Senior Reflection: Everything evens out in the end
June 8, 2019
At the culmination of these past four years, what memories do you hold onto the most? It may be hours spent after school with a group of people you love, endless food runs and adventures or laughing with friends over a movie in your basement. What it likely won’t be is the hours spent studying for your math final, extra time put into homework and sacrificing a social life for schoolwork.
I knew this going into high school. “Life is to make memories,” everyone said. “High school can be fun; enjoy it!”
That didn’t stop me from putting my head down and working my hardest maybe too much of the time.
My past four years have operated on a fairly extreme work hard play hard basis. There’s only so much time for down time. If I wasn’t studying, I felt guilty, and in the rare event that I had free time, I felt pressured to cram as much social activity into that space as possible.

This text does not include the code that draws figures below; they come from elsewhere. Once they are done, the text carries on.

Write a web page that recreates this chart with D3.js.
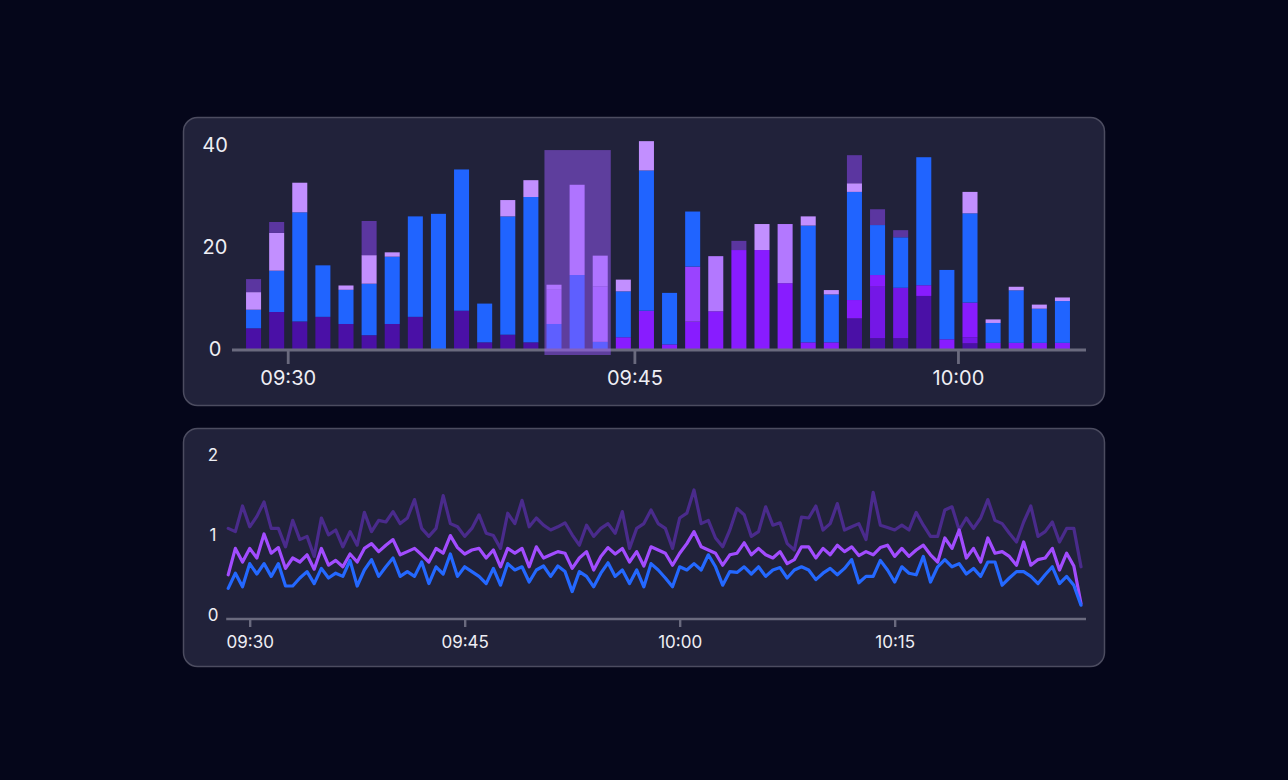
<!DOCTYPE html>
<html>
<head>
<meta charset="utf-8">
<script src="https://cdn.jsdelivr.net/npm/d3@7"></script>
<style>
html, body { margin: 0; background: #05061a; }
svg { display: block; font-family: Inter, "Noto Sans", sans-serif; }
</style>
</head>
<body>
<svg id="chart" width="1288" height="780"></svg>
<script>
// ---- top chart: one bar per minute bucket (09:59 bucket is missing)
const barTimes = ["09:28","09:29","09:30","09:31","09:32","09:33","09:34","09:35","09:36","09:37",
  "09:38","09:39","09:40","09:41","09:42","09:43","09:44","09:45","09:46","09:47",
  "09:48","09:49","09:50","09:51","09:52","09:53","09:54","09:55","09:56","09:57",
  "09:58","10:00","10:01","10:02","10:03","10:04"];
const barTicks = ["09:30", "09:45", "10:00"];

// stacked series, bottom to top
const indigo     = [4.25,7.45,5.6,6.5,5.1,2.9,5.1,6.5,0,7.7,1.5,3.0,1.5,0,0,0,0,0,0,0,0,0,0,0,0,0,6.2,2.3,2.3,10.6,0,1.3,0,0,0,0];
const violetDeep = [0,0,0,0,0,0,0,0,0,0,0,0,0,0,0,0,0,0,0,0,0,0,0,0,0,0,0,10.1,9.9,0,0,1.2,0,0,0,0];
const violet     = [0,0,0,0,0,0,0,0,0,0,0,0,0,0,0,0,2.5,7.7,1.1,5.55,7.6,19.6,19.6,13.1,1.5,1.5,3.6,2.3,0,2.1,2.1,6.8,1.4,1.4,1.4,1.4];
const violetSoft = [0,0,0,0,0,0,0,0,0,0,0,0,0,0,0,0,0,0,0,10.8,0,0,0,0,0,0,0,0,0,0,0,0,0,0,0,0];
const blue       = [3.65,8.1,21.4,10.1,6.7,10.1,13.2,19.7,26.7,27.7,7.6,23.2,28.5,5.1,14.7,1.6,9.0,27.5,10.1,10.8,0,0,0,0,22.9,9.4,21.2,9.8,9.9,25.1,13.6,17.5,3.9,10.3,6.7,8.2];
const lilac      = [0,0,0,0,0,0,0,0,0,0,0,0,0,6.7,0,10.9,0,0,0,0,10.8,0,0,11.6,0,0,0,0,0,0,0,0,0,0,0,0];
const lavender   = [3.45,7.4,5.8,0,0.85,5.6,0.85,0,0,0,0,3.2,3.3,1.0,17.7,6.0,2.3,5.75,0,0,0,0,5.1,0,1.8,0.85,1.7,0,0,0,0,4.2,0.7,0.7,0.8,0.7];
const muted      = [2.55,2.15,0,0,0,6.7,0,0,0,0,0,0,0,0,0,0,0,0,0,0,0,1.8,0,0,0,0,5.5,3.1,1.4,0,0,0,0,0,0,0];

const barSeries = ["indigo","violetDeep","violet","violetSoft","blue","lilac","lavender","muted"];
const barColors = ["#4a10a6","#7417e6","#881cff","#9a43ff","#2064ff","#b378ff","#c28fff","#5b36a0"];
const barYTicks = [0, 20, 40];

// selected range on the top chart
const selFrom = "09:41", selTo = "09:43", selTop = 39.2;

// ---- bottom chart: one point every 30 s from 09:28:30
const blueLine = [0.37,0.56,0.39,0.68,0.55,0.68,0.52,0.68,0.40,0.40,0.50,0.58,0.43,0.62,0.50,0.56,0.52,0.72,0.40,0.60,
  0.73,0.52,0.64,0.75,0.52,0.58,0.52,0.70,0.43,0.64,0.55,0.80,0.52,0.64,0.58,0.52,0.43,0.62,0.41,
  0.68,0.60,0.64,0.45,0.60,0.65,0.52,0.65,0.58,0.33,0.58,0.52,0.39,0.56,0.69,0.52,0.60,0.43,0.60,0.39,0.68,
  0.60,0.50,0.39,0.64,0.60,0.68,0.60,0.79,0.64,0.41,0.58,0.57,0.64,0.55,0.64,0.52,0.60,0.63,0.50,0.60,0.64,
  0.60,0.48,0.56,0.62,0.54,0.62,0.73,0.44,0.52,0.52,0.72,0.60,0.45,0.64,0.56,0.54,0.77,0.45,0.64,0.73,
  0.64,0.68,0.55,0.62,0.52,0.70,0.70,0.41,0.50,0.58,0.58,0.52,0.43,0.54,0.64,0.43,0.52,0.41,0.16];
const violetLine = [0.54,0.87,0.70,0.87,0.75,1.05,0.81,0.88,0.62,0.75,0.70,0.79,0.61,0.87,0.66,0.72,0.64,0.80,0.70,0.87,
  0.93,0.83,0.91,0.98,0.79,0.83,0.87,0.79,0.70,0.87,0.81,1.03,0.88,0.80,0.85,0.87,0.75,0.85,0.64,
  0.87,0.81,0.87,0.64,0.89,0.75,0.79,0.83,0.81,0.62,0.75,0.83,0.60,0.77,0.88,0.80,0.87,0.70,0.83,0.65,0.89,
  0.85,0.81,0.66,0.81,0.93,1.08,0.89,0.85,0.81,0.66,0.79,0.81,0.94,0.79,0.87,0.79,0.75,0.83,0.68,0.73,0.89,
  0.89,0.75,0.87,0.79,0.91,0.83,0.89,0.78,0.83,0.79,0.88,0.91,0.77,0.87,0.77,0.85,0.91,0.79,0.70,1.00,
  0.87,1.10,0.75,0.87,0.70,1.00,0.81,0.83,0.77,0.66,0.95,0.66,0.73,0.75,0.87,0.60,0.81,0.65,0.18];
const purpleLine = [1.12,1.08,1.40,1.14,1.27,1.45,1.12,1.12,0.89,1.22,0.98,1.02,0.77,1.25,1.04,1.10,0.89,1.08,0.91,1.32,
  1.08,1.22,1.20,1.33,1.18,1.25,1.48,1.12,1.02,1.12,1.53,1.18,1.14,1.02,1.12,1.29,1.06,1.03,0.87,
  1.31,1.18,1.47,1.14,1.25,1.16,1.10,1.14,1.19,1.04,0.91,1.16,1.02,1.12,1.18,1.06,1.33,0.87,1.12,1.18,1.35,
  1.18,1.12,0.87,1.25,1.31,1.60,1.18,1.22,1.00,0.89,1.10,1.37,1.29,1.02,1.08,1.39,1.16,1.19,0.93,0.85,1.26,
  1.25,1.40,1.10,1.18,1.43,1.10,1.14,1.18,0.98,1.57,1.16,1.13,1.10,1.16,1.10,1.32,1.16,1.02,1.02,1.35,
  1.39,1.10,1.25,1.12,1.25,1.48,1.22,1.18,1.06,0.95,1.20,1.40,1.02,1.08,1.20,0.95,1.12,1.12,0.64];
const lineStart = new Date(2024, 0, 1, 9, 28, 30);
const lineStepSec = 30;
const lineYTicks = [0, 1, 2];

const axisGray = "#6a6a7e";
const textColor = "#eeeef4";

const svg = d3.select("#chart");

// panels
svg.append("rect").attr("x", 183.5).attr("y", 117.5).attr("width", 921).attr("height", 288)
  .attr("rx", 14).attr("fill", "#21223a").attr("stroke", "#4c4c60").attr("stroke-width", 1.5);
svg.append("rect").attr("x", 183.5).attr("y", 428.5).attr("width", 921).attr("height", 238)
  .attr("rx", 14).attr("fill", "#21223a").attr("stroke", "#4c4c60").attr("stroke-width", 1.5);

// ===== top: stacked bars =====
const barRows = barTimes.map((t, i) => {
  const row = { t: t };
  const src = [indigo, violetDeep, violet, violetSoft, blue, lilac, lavender, muted];
  barSeries.forEach((k, j) => row[k] = src[j][i]);
  return row;
});
const stacked = d3.stack().keys(barSeries)(barRows);

const xb = d3.scaleBand().domain(barTimes).range([242, 1074]).paddingInner(0.35).paddingOuter(0.175);
const yb = d3.scaleLinear().domain([0, 40]).range([350, 146]);

const topG = svg.append("g");
topG.selectAll("g.layer").data(stacked).join("g")
  .attr("class", "layer")
  .attr("fill", (d, i) => barColors[i])
  .selectAll("rect").data(d => d.filter(s => s[1] - s[0] > 0)).join("rect")
  .attr("x", d => xb(d.data.t))
  .attr("width", xb.bandwidth())
  .attr("y", d => yb(d[1]))
  .attr("height", d => yb(d[0]) - yb(d[1]));

// axis line + ticks
const gap = xb.step() * xb.paddingInner() / 2;
topG.append("line").attr("x1", xb.range()[0] - 10).attr("x2", xb.range()[1] + 12)
  .attr("y1", yb(0)).attr("y2", yb(0)).attr("stroke", axisGray).attr("stroke-width", 2.8);
const tb = topG.selectAll("g.xt").data(barTicks).join("g").attr("class", "xt")
  .attr("transform", d => `translate(${xb(d) - gap},${yb(0)})`);
tb.append("line").attr("y1", 0).attr("y2", 14).attr("stroke", axisGray).attr("stroke-width", 2.8);
tb.append("text").attr("y", 27.5).attr("text-anchor", "middle").attr("dominant-baseline", "central")
  .attr("fill", textColor).attr("font-size", 20).text(d => d);

topG.selectAll("text.yt").data(barYTicks).join("text").attr("class", "yt")
  .attr("x", 215).attr("y", d => yb(d) - 1)
  .attr("text-anchor", "middle").attr("dominant-baseline", "central")
  .attr("fill", textColor).attr("font-size", 20).text(d => d);

// selection overlay
topG.append("rect")
  .attr("x", xb(selFrom) - gap + 2)
  .attr("width", xb(selTo) + xb.bandwidth() + gap - 1 - (xb(selFrom) - gap + 2))
  .attr("y", yb(selTop))
  .attr("height", yb(0) + 5 - yb(selTop))
  .attr("fill", "#9b59ff").attr("fill-opacity", 0.5);

// ===== bottom: lines =====
const times = blueLine.map((_, i) => new Date(lineStart.getTime() + i * lineStepSec * 1000));
const xl = d3.scaleTime().domain([times[0], times[times.length - 1]]).range([228.2, 1081]);
const yl = d3.scaleLinear().domain([0, 2]).range([618, 458]);

const bottomG = svg.append("g");
bottomG.append("line").attr("x1", xl.range()[0] - 2).attr("x2", xl.range()[1] + 5)
  .attr("y1", yl(0) + 1).attr("y2", yl(0) + 1).attr("stroke", axisGray).attr("stroke-width", 2.4);

const xAxis = d3.axisBottom(xl)
  .ticks(d3.timeMinute.every(15))
  .tickFormat(d3.timeFormat("%H:%M"))
  .tickSize(8).tickPadding(9);
const gx = bottomG.append("g").attr("transform", `translate(0,${yl(0) + 1})`).call(xAxis);
gx.select(".domain").remove();
gx.selectAll(".tick line").attr("stroke", axisGray).attr("stroke-width", 2.4);
gx.selectAll(".tick text").attr("fill", textColor).attr("font-size", 17)
  .attr("font-family", "Inter, 'Noto Sans', sans-serif");

bottomG.selectAll("text.yt").data(lineYTicks).join("text").attr("class", "yt")
  .attr("x", 213).attr("y", d => yl(d) - 3)
  .attr("text-anchor", "middle").attr("dominant-baseline", "central")
  .attr("fill", textColor).attr("font-size", 17).text(d => d);

const lineGen = d3.line().x((d, i) => xl(times[i])).y(d => yl(d));
const lines = [
  { v: purpleLine, c: "#4a2b8c" },
  { v: violetLine, c: "#a24cff" },
  { v: blueLine, c: "#2468ff" }
];
bottomG.selectAll("path.ln").data(lines).join("path").attr("class", "ln")
  .attr("d", d => lineGen(d.v))
  .attr("fill", "none").attr("stroke", d => d.c)
  .attr("stroke-width", 3.2).attr("stroke-linejoin", "round").attr("stroke-linecap", "round");
</script>
</body>
</html>
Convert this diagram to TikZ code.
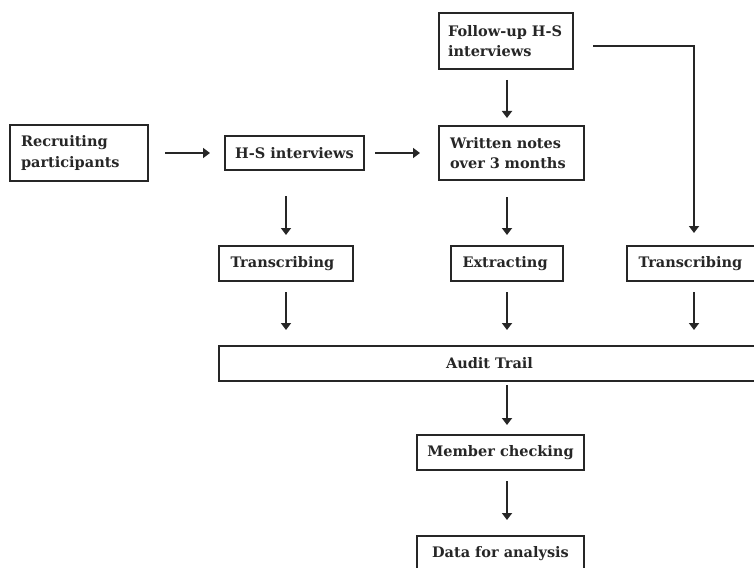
\documentclass[tikz,border=0pt]{standalone}
\usepackage{fontspec}
\setmainfont{DejaVu Serif}
\usetikzlibrary{arrows.meta}
\definecolor{ink}{HTML}{262626}
\begin{document}
\begin{tikzpicture}[x=1pt,y=-1pt,
  box/.style={draw=ink, line width=2pt, inner sep=0pt, outer sep=0pt,
    font=\bfseries\fontsize{14.5}{20.5}\selectfont, text=ink},
  twoline/.style={box, align=left, inner xsep=11pt},
  leftpad/.style={box, align=left, inner xsep=11.5pt},
  arr/.style={draw=ink, line width=1.8pt, -{Triangle[length=7pt,width=10pt]}}]
\useasboundingbox (0,0) rectangle (754,567);
\clip (0,0) rectangle (754,567);

% columns of the vertical connectors
\coordinate (colA) at (286,0);
\coordinate (colB) at (507,0);
\coordinate (colC) at (694,0);

% top row
\node[twoline, text width=116pt, minimum height=56pt] (rec) at (79,153)
  {Recruiting\\participants};
\node[box, minimum width=139pt, minimum height=34pt] (hs) at (294.5,153)
  {H-S interviews};
\node[twoline, text width=123pt, minimum height=54pt] (wn) at (511.5,153)
  {Written notes\\over 3 months};
\node[twoline, text width=116pt, inner xsep=9pt, minimum height=56pt] (fu) at (506,41)
  {Follow-up H-S\\interviews};

% middle row
\node[leftpad, text width=111pt, minimum height=35pt] (trL) at (286,263.5)
  {Transcribing};
\node[leftpad, text width=89pt, minimum height=35pt] (ext) at (507,263.5)
  {Extracting};
\node[leftpad, text width=111pt, minimum height=35pt] (trR) at (694,263.5)
  {Transcribing};

% audit trail and the final steps
\node[box, minimum width=541pt, minimum height=35pt] (aud) at (489.5,363.5)
  {Audit Trail};
\node[box, minimum width=167pt, minimum height=35pt] (mc) at (500.5,452.5)
  {Member checking};
\node[box, minimum width=167pt, minimum height=35pt] (dat) at (500.5,553.5)
  {Data for analysis};

% horizontal connectors
\draw[arr, shorten <=17pt, shorten >=15pt] (rec) -- (hs);
\draw[arr, shorten <=11pt, shorten >=19pt] (hs) -- (wn);

% vertical connectors
\draw[arr, shorten <=11pt, shorten >=8pt] (colB |- fu.south) -- (colB |- wn.north);
\draw[arr, shorten <=26pt, shorten >=11pt] (colA |- hs.south) -- (colA |- trL.north);
\draw[arr, shorten <=17pt, shorten >=11pt] (colB |- wn.south) -- (colB |- ext.north);
\draw[arr, shorten <=11pt, shorten >=16pt] (colA |- trL.south) -- (colA |- aud.north);
\draw[arr, shorten <=11pt, shorten >=16pt] (colB |- ext.south) -- (colB |- aud.north);
\draw[arr, shorten <=11pt, shorten >=16pt] (colC |- trR.south) -- (colC |- aud.north);
\draw[arr, shorten <=4pt, shorten >=10pt] (colB |- aud.south) -- (colB |- mc.north);
\draw[arr, shorten <=11pt, shorten >=16pt] (colB |- mc.south) -- (colB |- dat.north);

% elbow from the follow-up interviews to the right-hand transcription
\coordinate (elbowStart) at ([xshift=20pt,yshift=-5pt]fu.east);
\draw[arr, shorten >=13pt] (elbowStart) -| (trR.north);
\end{tikzpicture}
\end{document}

But at the end of the day, balance is the most important, and I’m still working towards that. It’s meeting up with friends at a local coffee shop to study for that upcoming test instead of holing up in your room. For me, it’s learning how to let things go. Is an extra three hours of work really worth it for a 10 instead of a 9.5? (Spoiler: it’s not.)
That being said, I don’t have any regrets. Even during my peak neurotic junior year phase, there are important lessons I learned about myself that could only be revealed under pressure. Through perfecting an outline or change analysis chart, small homework grades that are largely inconsequential in the long run, I learned how to take pride in my work. I learned what it means to accomplish something for my own satisfaction rather than solely an arbitrary score. I learned that “success” isn’t always synonymous with happiness, especially when you’re measuring yourself by the metric of other people.
In addition to the schoolwork, during my time here, I also garnered the experiences that are supposed to be what life is all about. There have been the spontaneous trips to get ice cream and accidentally ending up in Boston because we were following the lights. Despite occasional tough times, there are people who are always providing support and bringing a smile to my face. One of the things I will miss most at college is my dog curling up by my feet as I study at the dining room table.
While I’ll admit I have lived mostly at the extremes, I truly feel that over the course of the past four years, everything has come to an equilibrium. For each triumph, there has been a moment of panic and fear of failure. But for that one particularly difficult week, there were the friends who sat with me as I cried and drove to my house to surprise me with flowers and food and a letter I still read every once in a while.
These are the people and the places I have come to care about. High school has been a whirlwind of ups and downs, but it’s been anything but static. And that’s life. Growth comes as a result of everything we go through, positive and negative, work and play. We cannot erase the experiences that have shaped us.